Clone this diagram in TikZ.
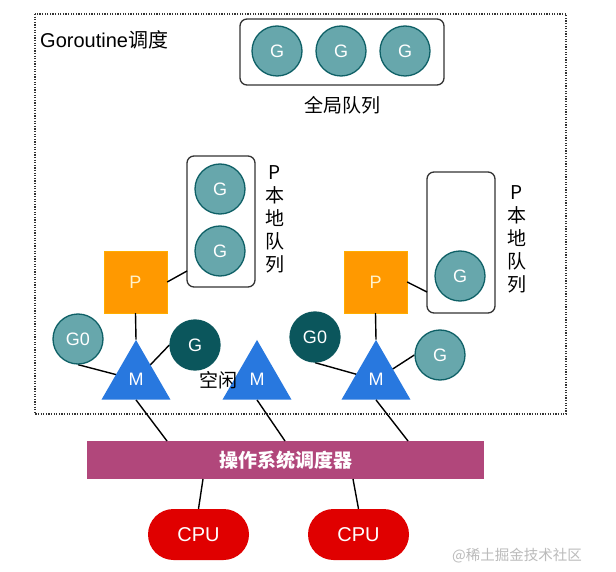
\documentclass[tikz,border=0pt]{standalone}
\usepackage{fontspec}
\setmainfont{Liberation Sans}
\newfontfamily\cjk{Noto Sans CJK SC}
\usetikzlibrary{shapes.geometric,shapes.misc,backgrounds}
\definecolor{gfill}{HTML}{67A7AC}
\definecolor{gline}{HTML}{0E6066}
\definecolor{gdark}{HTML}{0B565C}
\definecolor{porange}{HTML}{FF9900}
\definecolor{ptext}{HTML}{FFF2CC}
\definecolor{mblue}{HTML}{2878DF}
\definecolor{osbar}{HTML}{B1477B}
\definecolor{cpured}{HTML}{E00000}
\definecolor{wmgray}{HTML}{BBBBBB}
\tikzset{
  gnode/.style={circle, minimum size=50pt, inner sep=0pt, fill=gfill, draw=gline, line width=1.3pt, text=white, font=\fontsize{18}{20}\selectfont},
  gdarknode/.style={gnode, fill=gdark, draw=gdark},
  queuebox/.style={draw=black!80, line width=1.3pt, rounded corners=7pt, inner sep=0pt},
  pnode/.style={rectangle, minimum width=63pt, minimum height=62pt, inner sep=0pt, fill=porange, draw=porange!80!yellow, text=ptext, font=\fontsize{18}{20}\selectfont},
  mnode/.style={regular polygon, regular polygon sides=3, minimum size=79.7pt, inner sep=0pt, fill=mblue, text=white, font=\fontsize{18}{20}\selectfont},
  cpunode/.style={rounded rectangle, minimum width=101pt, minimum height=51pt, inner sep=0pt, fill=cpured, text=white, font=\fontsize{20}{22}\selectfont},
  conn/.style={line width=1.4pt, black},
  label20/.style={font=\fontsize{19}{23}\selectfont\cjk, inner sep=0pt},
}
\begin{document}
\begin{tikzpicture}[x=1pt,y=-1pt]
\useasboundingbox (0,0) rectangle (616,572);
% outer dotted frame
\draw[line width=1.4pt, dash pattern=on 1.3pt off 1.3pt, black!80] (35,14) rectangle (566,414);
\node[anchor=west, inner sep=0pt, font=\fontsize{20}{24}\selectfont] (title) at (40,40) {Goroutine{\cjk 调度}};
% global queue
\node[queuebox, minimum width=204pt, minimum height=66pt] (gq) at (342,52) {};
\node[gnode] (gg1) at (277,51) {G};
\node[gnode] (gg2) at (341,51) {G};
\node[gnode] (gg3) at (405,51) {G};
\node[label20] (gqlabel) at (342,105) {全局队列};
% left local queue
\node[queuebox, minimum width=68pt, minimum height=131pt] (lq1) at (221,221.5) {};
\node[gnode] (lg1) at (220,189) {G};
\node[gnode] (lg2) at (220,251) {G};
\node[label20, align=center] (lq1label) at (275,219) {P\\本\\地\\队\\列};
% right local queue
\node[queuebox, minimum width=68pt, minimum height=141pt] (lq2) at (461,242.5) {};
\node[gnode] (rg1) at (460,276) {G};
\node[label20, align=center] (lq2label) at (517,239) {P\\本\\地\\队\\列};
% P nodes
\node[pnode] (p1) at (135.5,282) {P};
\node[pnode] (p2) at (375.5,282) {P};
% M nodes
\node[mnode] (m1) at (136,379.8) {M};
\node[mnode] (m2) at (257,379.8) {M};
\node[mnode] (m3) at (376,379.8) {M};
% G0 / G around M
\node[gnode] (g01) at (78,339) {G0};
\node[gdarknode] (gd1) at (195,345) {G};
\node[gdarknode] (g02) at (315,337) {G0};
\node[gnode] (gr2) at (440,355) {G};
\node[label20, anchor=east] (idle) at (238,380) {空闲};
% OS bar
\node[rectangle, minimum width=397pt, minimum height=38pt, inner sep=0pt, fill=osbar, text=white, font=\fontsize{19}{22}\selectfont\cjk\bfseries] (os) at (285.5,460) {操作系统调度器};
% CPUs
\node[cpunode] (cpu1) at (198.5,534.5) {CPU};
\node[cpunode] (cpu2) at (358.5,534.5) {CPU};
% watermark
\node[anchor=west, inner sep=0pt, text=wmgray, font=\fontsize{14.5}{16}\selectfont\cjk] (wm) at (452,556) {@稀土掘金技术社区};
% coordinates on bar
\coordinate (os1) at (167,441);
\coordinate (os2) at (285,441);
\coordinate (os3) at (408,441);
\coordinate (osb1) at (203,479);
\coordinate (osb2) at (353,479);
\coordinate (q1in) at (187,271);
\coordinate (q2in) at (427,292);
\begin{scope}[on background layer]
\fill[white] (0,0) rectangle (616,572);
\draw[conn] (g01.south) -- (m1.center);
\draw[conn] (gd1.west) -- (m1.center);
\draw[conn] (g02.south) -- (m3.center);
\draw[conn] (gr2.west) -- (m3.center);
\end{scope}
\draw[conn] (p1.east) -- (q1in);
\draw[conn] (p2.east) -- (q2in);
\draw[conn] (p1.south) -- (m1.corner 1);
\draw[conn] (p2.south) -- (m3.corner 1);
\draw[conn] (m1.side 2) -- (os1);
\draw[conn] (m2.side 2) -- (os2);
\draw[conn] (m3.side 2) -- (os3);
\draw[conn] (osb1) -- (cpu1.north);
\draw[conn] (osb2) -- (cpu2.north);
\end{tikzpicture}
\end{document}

--*--

## Work to be completed
Transcribe all of the material exactly, leaving out whatever pictures it contains.

## Task result
Clone this diagram in TikZ.
\documentclass[tikz,border=0pt]{standalone}
\usepackage{fontspec}
\setmainfont{Liberation Sans}
\newfontfamily\cjk{Noto Sans CJK SC}
\usetikzlibrary{shapes.geometric,shapes.misc,backgrounds}
\definecolor{gfill}{HTML}{67A7AC}
\definecolor{gline}{HTML}{0E6066}
\definecolor{gdark}{HTML}{0B565C}
\definecolor{porange}{HTML}{FF9900}
\definecolor{ptext}{HTML}{FFF2CC}
\definecolor{mblue}{HTML}{2878DF}
\definecolor{osbar}{HTML}{B1477B}
\definecolor{cpured}{HTML}{E00000}
\definecolor{wmgray}{HTML}{BBBBBB}
\tikzset{
  gnode/.style={circle, minimum size=50pt, inner sep=0pt, fill=gfill, draw=gline, line width=1.3pt, text=white, font=\fontsize{18}{20}\selectfont},
  gdarknode/.style={gnode, fill=gdark, draw=gdark},
  queuebox/.style={draw=black!80, line width=1.3pt, rounded corners=7pt, inner sep=0pt},
  pnode/.style={rectangle, minimum width=63pt, minimum height=62pt, inner sep=0pt, fill=porange, draw=porange!80!yellow, text=ptext, font=\fontsize{18}{20}\selectfont},
  mnode/.style={regular polygon, regular polygon sides=3, minimum size=79.7pt, inner sep=0pt, fill=mblue, text=white, font=\fontsize{18}{20}\selectfont},
  cpunode/.style={rounded rectangle, minimum width=101pt, minimum height=51pt, inner sep=0pt, fill=cpured, text=white, font=\fontsize{20}{22}\selectfont},
  conn/.style={line width=1.4pt, black},
  label20/.style={font=\fontsize{19}{23}\selectfont\cjk, inner sep=0pt},
}
\begin{document}
\begin{tikzpicture}[x=1pt,y=-1pt]
\useasboundingbox (0,0) rectangle (616,572);
% outer dotted frame
\draw[line width=1.4pt, dash pattern=on 1.3pt off 1.3pt, black!80] (35,14) rectangle (566,414);
\node[anchor=west, inner sep=0pt, font=\fontsize{20}{24}\selectfont] (title) at (40,40) {Goroutine{\cjk 调度}};
% global queue
\node[queuebox, minimum width=204pt, minimum height=66pt] (gq) at (342,52) {};
\node[gnode] (gg1) at (277,51) {G};
\node[gnode] (gg2) at (341,51) {G};
\node[gnode] (gg3) at (405,51) {G};
\node[label20] (gqlabel) at (342,105) {全局队列};
% left local queue
\node[queuebox, minimum width=68pt, minimum height=131pt] (lq1) at (221,221.5) {};
\node[gnode] (lg1) at (220,189) {G};
\node[gnode] (lg2) at (220,251) {G};
\node[label20, align=center] (lq1label) at (275,219) {P\\本\\地\\队\\列};
% right local queue
\node[queuebox, minimum width=68pt, minimum height=141pt] (lq2) at (461,242.5) {};
\node[gnode] (rg1) at (460,276) {G};
\node[label20, align=center] (lq2label) at (517,239) {P\\本\\地\\队\\列};
% P nodes
\node[pnode] (p1) at (135.5,282) {P};
\node[pnode] (p2) at (375.5,282) {P};
% M nodes
\node[mnode] (m1) at (136,379.8) {M};
\node[mnode] (m2) at (257,379.8) {M};
\node[mnode] (m3) at (376,379.8) {M};
% G0 / G around M
\node[gnode] (g01) at (78,339) {G0};
\node[gdarknode] (gd1) at (195,345) {G};
\node[gdarknode] (g02) at (315,337) {G0};
\node[gnode] (gr2) at (440,355) {G};
\node[label20, anchor=east] (idle) at (238,380) {空闲};
% OS bar
\node[rectangle, minimum width=397pt, minimum height=38pt, inner sep=0pt, fill=osbar, text=white, font=\fontsize{19}{22}\selectfont\cjk\bfseries] (os) at (285.5,460) {操作系统调度器};
% CPUs
\node[cpunode] (cpu1) at (198.5,534.5) {CPU};
\node[cpunode] (cpu2) at (358.5,534.5) {CPU};
% watermark
\node[anchor=west, inner sep=0pt, text=wmgray, font=\fontsize{14.5}{16}\selectfont\cjk] (wm) at (452,556) {@稀土掘金技术社区};
% coordinates on bar
\coordinate (os1) at (167,441);
\coordinate (os2) at (285,441);
\coordinate (os3) at (408,441);
\coordinate (osb1) at (203,479);
\coordinate (osb2) at (353,479);
\coordinate (q1in) at (187,271);
\coordinate (q2in) at (427,292);
\begin{scope}[on background layer]
\fill[white] (0,0) rectangle (616,572);
\draw[conn] (g01.south) -- (m1.center);
\draw[conn] (gd1.west) -- (m1.center);
\draw[conn] (g02.south) -- (m3.center);
\draw[conn] (gr2.west) -- (m3.center);
\end{scope}
\draw[conn] (p1.east) -- (q1in);
\draw[conn] (p2.east) -- (q2in);
\draw[conn] (p1.south) -- (m1.corner 1);
\draw[conn] (p2.south) -- (m3.corner 1);
\draw[conn] (m1.side 2) -- (os1);
\draw[conn] (m2.side 2) -- (os2);
\draw[conn] (m3.side 2) -- (os3);
\draw[conn] (osb1) -- (cpu1.north);
\draw[conn] (osb2) -- (cpu2.north);
\end{tikzpicture}
\end{document}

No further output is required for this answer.